-- What is required --
Repeat the full listing below verbatim and keep the images out.

-- Material provided --
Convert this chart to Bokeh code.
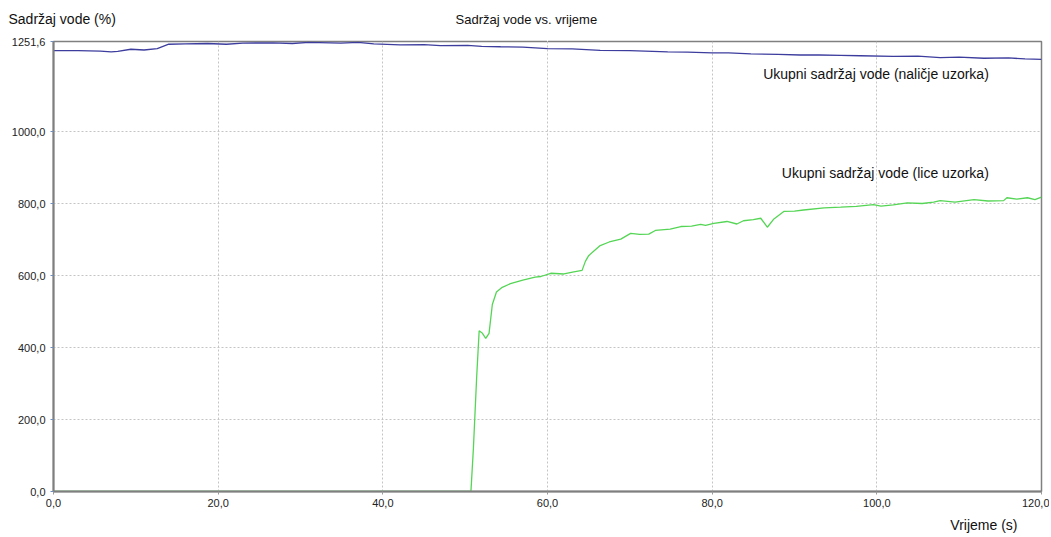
from bokeh.plotting import figure
from bokeh.models import Range1d, FixedTicker, Label, Title, LinearAxis
from bokeh.embed import file_html
from bokeh.resources import INLINE

# ---- data ----
blue_x = [0, 3, 5.7, 7, 7.8, 9.4, 11, 12.6, 14.0, 16, 18.7, 21, 23, 26.7, 29, 31, 34.9, 37, 38.9,
          42.1, 45, 47.0, 50.3, 52, 54.3, 57, 60.0, 63, 66.4, 70, 74.6, 77, 80.0, 82, 84.7, 88,
          90.7, 93, 95.6, 98, 102, 105, 107.7, 110, 113, 116, 118, 120]
blue_y = [1226, 1226, 1225, 1223, 1224, 1230, 1228, 1232, 1244, 1245, 1246, 1244, 1247, 1248, 1246,
          1249, 1247, 1249, 1245, 1242, 1243, 1240, 1241, 1238, 1237, 1236, 1232, 1231, 1227, 1226,
          1223, 1222, 1220, 1220, 1217, 1216, 1214, 1214, 1213, 1212, 1210, 1211, 1207, 1208, 1205,
          1206, 1203, 1202]

green_x = [0, 50.7, 51.0, 51.4, 51.7, 52.1, 52.5, 52.9, 53.3, 53.8, 54.5, 55.5, 57, 58.5, 59.2,
           60.4, 62.0, 63.2, 64.2, 64.6, 65.0, 65.6, 66.4, 67.5, 68.9, 70.1, 71.2, 72.3, 73.1, 74.9,
           76.2, 77.5, 78.6, 79.2, 80.2, 81.8, 83.0, 83.8, 85.0, 85.9, 86.7, 87.5, 88.7, 90, 91.1,
           93.6, 95.6, 97.5, 99.6, 100.5, 102, 103.7, 105.5, 106.9, 107.7, 109.5, 111.8, 113.5,
           115.4, 115.8, 117, 118.3, 119.2, 120]
green_y = [0, 0, 120, 320, 447, 440, 426, 440, 520, 555, 568, 578, 588, 596, 598, 607, 605, 611,
           615, 640, 656, 668, 684, 694, 702, 718, 715, 716, 726, 730, 737, 738, 743, 740, 746, 751,
           744, 753, 756, 760, 735, 758, 779, 780, 783, 789, 791, 793, 798, 794, 797, 803, 801, 805,
           809, 805, 812, 808, 809, 817, 813, 817, 812, 819]

x_ticks = [0, 20, 40, 60, 80, 100, 120]
x_tick_labels = ["0,0", "20,0", "40,0", "60,0", "80,0", "100,0", "120,0"]
y_ticks = [0, 200, 400, 600, 800, 1000, 1251.6]
y_tick_labels = ["0,0", "200,0", "400,0", "600,0", "800,0", "1000,0", "1251,6"]

title_text = "Sadržaj vode vs. vrijeme"
y_label_text = "Sadržaj vode (%)"
x_label_text = "Vrijeme (s)"
blue_name = "Ukupni sadržaj vode (naličje uzorka)"
green_name = "Ukupni sadržaj vode (lice uzorka)"

FONT = "Liberation Sans"

p = figure(width=1049, height=537, output_backend="svg", toolbar_location=None,
           x_range=Range1d(0, 120), y_range=Range1d(0, 1251.6),
           min_border_left=53, min_border_right=8, min_border_top=41, min_border_bottom=10)

p.title.text = title_text
p.title.align = "left"
p.title.offset = 402
p.title.text_font = FONT
p.title.text_font_size = "13px"
p.title.text_font_style = "normal"
p.title.text_color = "#111111"
p.title.standoff = -19

p.outline_line_color = "#808080"
p.outline_line_width = 1.5
p.background_fill_color = "white"
p.border_fill_color = "white"

# grid
for g in (p.xgrid, p.ygrid):
    g.grid_line_color = "#c4c4c4"
    g.grid_line_dash = "2 2"
    g.grid_line_width = 1
p.xgrid.ticker = FixedTicker(ticks=[20, 40, 60, 80, 100])
p.ygrid.ticker = FixedTicker(ticks=[200, 400, 600, 800, 1000])

# axes
p.xaxis.ticker = FixedTicker(ticks=x_ticks)
p.yaxis.ticker = FixedTicker(ticks=y_ticks)
p.xaxis.major_label_overrides = {t: l for t, l in zip(x_ticks, x_tick_labels)}
p.yaxis.major_label_overrides = {t: l for t, l in zip(y_ticks, y_tick_labels)}
for ax in (p.xaxis[0], p.yaxis[0]):
    ax.axis_line_color = "#7f7f7f"
    ax.axis_line_width = 2
    ax.major_tick_in = 0
    ax.major_tick_out = 3
    ax.minor_tick_in = 0
    ax.minor_tick_out = 0
    ax.major_label_text_font = FONT
    ax.major_label_text_font_size = "11px"
    ax.major_label_text_color = "#222222"
p.yaxis.major_tick_line_color = "#6f8fc0"
p.xaxis.major_tick_line_color = "#9a9a9a"
p.xaxis.major_label_standoff = 4
p.yaxis.major_label_standoff = 5

# x axis label as a right-aligned title below the axis
p.add_layout(Title(text=x_label_text, align="right", offset=24, text_font=FONT,
                   text_font_size="14px", text_font_style="normal", text_color="#111111",
                   standoff=10), "below")

# lines
p.line(blue_x, blue_y, line_color="#3d3d9e", line_width=1.3)
p.line(green_x, green_y, line_color="#55d555", line_width=1.3)

# series labels
p.add_layout(Label(x=113.6, y=1162, text=blue_name, text_align="right", text_baseline="middle",
                   text_font=FONT, text_font_size="14px", text_color="#111111"))
p.add_layout(Label(x=113.6, y=886, text=green_name, text_align="right", text_baseline="middle",
                   text_font=FONT, text_font_size="14px", text_color="#111111"))

# invisible spacer (white tick, no label text) that lifts the title row above the frame
spacer = LinearAxis(ticker=FixedTicker(ticks=[60]), axis_line_color=None,
                    major_tick_line_color="white", major_tick_line_width=1,
                    minor_tick_line_color=None,
                    major_tick_in=0, major_tick_out=24, minor_tick_in=0, minor_tick_out=0,
                    major_label_standoff=0, major_label_text_font_size="0px",
                    major_label_overrides={60: ""})
p.add_layout(spacer, "above")

# y axis label as a second, left-aligned title on the same row as the main title
p.add_layout(Title(text=y_label_text, align="left", offset=-45, text_font=FONT,
                   text_font_size="14px", text_font_style="normal", text_color="#111111",
                   standoff=-19), "above")

open("out.html", "w").write(file_html(p, INLINE))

-- Task solution --
Convert this chart to Bokeh code.
from bokeh.plotting import figure
from bokeh.models import Range1d, FixedTicker, Label, Title, LinearAxis
from bokeh.embed import file_html
from bokeh.resources import INLINE

# ---- data ----
blue_x = [0, 3, 5.7, 7, 7.8, 9.4, 11, 12.6, 14.0, 16, 18.7, 21, 23, 26.7, 29, 31, 34.9, 37, 38.9,
          42.1, 45, 47.0, 50.3, 52, 54.3, 57, 60.0, 63, 66.4, 70, 74.6, 77, 80.0, 82, 84.7, 88,
          90.7, 93, 95.6, 98, 102, 105, 107.7, 110, 113, 116, 118, 120]
blue_y = [1226, 1226, 1225, 1223, 1224, 1230, 1228, 1232, 1244, 1245, 1246, 1244, 1247, 1248, 1246,
          1249, 1247, 1249, 1245, 1242, 1243, 1240, 1241, 1238, 1237, 1236, 1232, 1231, 1227, 1226,
          1223, 1222, 1220, 1220, 1217, 1216, 1214, 1214, 1213, 1212, 1210, 1211, 1207, 1208, 1205,
          1206, 1203, 1202]

green_x = [0, 50.7, 51.0, 51.4, 51.7, 52.1, 52.5, 52.9, 53.3, 53.8, 54.5, 55.5, 57, 58.5, 59.2,
           60.4, 62.0, 63.2, 64.2, 64.6, 65.0, 65.6, 66.4, 67.5, 68.9, 70.1, 71.2, 72.3, 73.1, 74.9,
           76.2, 77.5, 78.6, 79.2, 80.2, 81.8, 83.0, 83.8, 85.0, 85.9, 86.7, 87.5, 88.7, 90, 91.1,
           93.6, 95.6, 97.5, 99.6, 100.5, 102, 103.7, 105.5, 106.9, 107.7, 109.5, 111.8, 113.5,
           115.4, 115.8, 117, 118.3, 119.2, 120]
green_y = [0, 0, 120, 320, 447, 440, 426, 440, 520, 555, 568, 578, 588, 596, 598, 607, 605, 611,
           615, 640, 656, 668, 684, 694, 702, 718, 715, 716, 726, 730, 737, 738, 743, 740, 746, 751,
           744, 753, 756, 760, 735, 758, 779, 780, 783, 789, 791, 793, 798, 794, 797, 803, 801, 805,
           809, 805, 812, 808, 809, 817, 813, 817, 812, 819]

x_ticks = [0, 20, 40, 60, 80, 100, 120]
x_tick_labels = ["0,0", "20,0", "40,0", "60,0", "80,0", "100,0", "120,0"]
y_ticks = [0, 200, 400, 600, 800, 1000, 1251.6]
y_tick_labels = ["0,0", "200,0", "400,0", "600,0", "800,0", "1000,0", "1251,6"]

title_text = "Sadržaj vode vs. vrijeme"
y_label_text = "Sadržaj vode (%)"
x_label_text = "Vrijeme (s)"
blue_name = "Ukupni sadržaj vode (naličje uzorka)"
green_name = "Ukupni sadržaj vode (lice uzorka)"

FONT = "Liberation Sans"

p = figure(width=1049, height=537, output_backend="svg", toolbar_location=None,
           x_range=Range1d(0, 120), y_range=Range1d(0, 1251.6),
           min_border_left=53, min_border_right=8, min_border_top=41, min_border_bottom=10)

p.title.text = title_text
p.title.align = "left"
p.title.offset = 402
p.title.text_font = FONT
p.title.text_font_size = "13px"
p.title.text_font_style = "normal"
p.title.text_color = "#111111"
p.title.standoff = -19

p.outline_line_color = "#808080"
p.outline_line_width = 1.5
p.background_fill_color = "white"
p.border_fill_color = "white"

# grid
for g in (p.xgrid, p.ygrid):
    g.grid_line_color = "#c4c4c4"
    g.grid_line_dash = "2 2"
    g.grid_line_width = 1
p.xgrid.ticker = FixedTicker(ticks=[20, 40, 60, 80, 100])
p.ygrid.ticker = FixedTicker(ticks=[200, 400, 600, 800, 1000])

# axes
p.xaxis.ticker = FixedTicker(ticks=x_ticks)
p.yaxis.ticker = FixedTicker(ticks=y_ticks)
p.xaxis.major_label_overrides = {t: l for t, l in zip(x_ticks, x_tick_labels)}
p.yaxis.major_label_overrides = {t: l for t, l in zip(y_ticks, y_tick_labels)}
for ax in (p.xaxis[0], p.yaxis[0]):
    ax.axis_line_color = "#7f7f7f"
    ax.axis_line_width = 2
    ax.major_tick_in = 0
    ax.major_tick_out = 3
    ax.minor_tick_in = 0
    ax.minor_tick_out = 0
    ax.major_label_text_font = FONT
    ax.major_label_text_font_size = "11px"
    ax.major_label_text_color = "#222222"
p.yaxis.major_tick_line_color = "#6f8fc0"
p.xaxis.major_tick_line_color = "#9a9a9a"
p.xaxis.major_label_standoff = 4
p.yaxis.major_label_standoff = 5

# x axis label as a right-aligned title below the axis
p.add_layout(Title(text=x_label_text, align="right", offset=24, text_font=FONT,
                   text_font_size="14px", text_font_style="normal", text_color="#111111",
                   standoff=10), "below")

# lines
p.line(blue_x, blue_y, line_color="#3d3d9e", line_width=1.3)
p.line(green_x, green_y, line_color="#55d555", line_width=1.3)

# series labels
p.add_layout(Label(x=113.6, y=1162, text=blue_name, text_align="right", text_baseline="middle",
                   text_font=FONT, text_font_size="14px", text_color="#111111"))
p.add_layout(Label(x=113.6, y=886, text=green_name, text_align="right", text_baseline="middle",
                   text_font=FONT, text_font_size="14px", text_color="#111111"))

# invisible spacer (white tick, no label text) that lifts the title row above the frame
spacer = LinearAxis(ticker=FixedTicker(ticks=[60]), axis_line_color=None,
                    major_tick_line_color="white", major_tick_line_width=1,
                    minor_tick_line_color=None,
                    major_tick_in=0, major_tick_out=24, minor_tick_in=0, minor_tick_out=0,
                    major_label_standoff=0, major_label_text_font_size="0px",
                    major_label_overrides={60: ""})
p.add_layout(spacer, "above")

# y axis label as a second, left-aligned title on the same row as the main title
p.add_layout(Title(text=y_label_text, align="left", offset=-45, text_font=FONT,
                   text_font_size="14px", text_font_style="normal", text_color="#111111",
                   standoff=-19), "above")

open("out.html", "w").write(file_html(p, INLINE))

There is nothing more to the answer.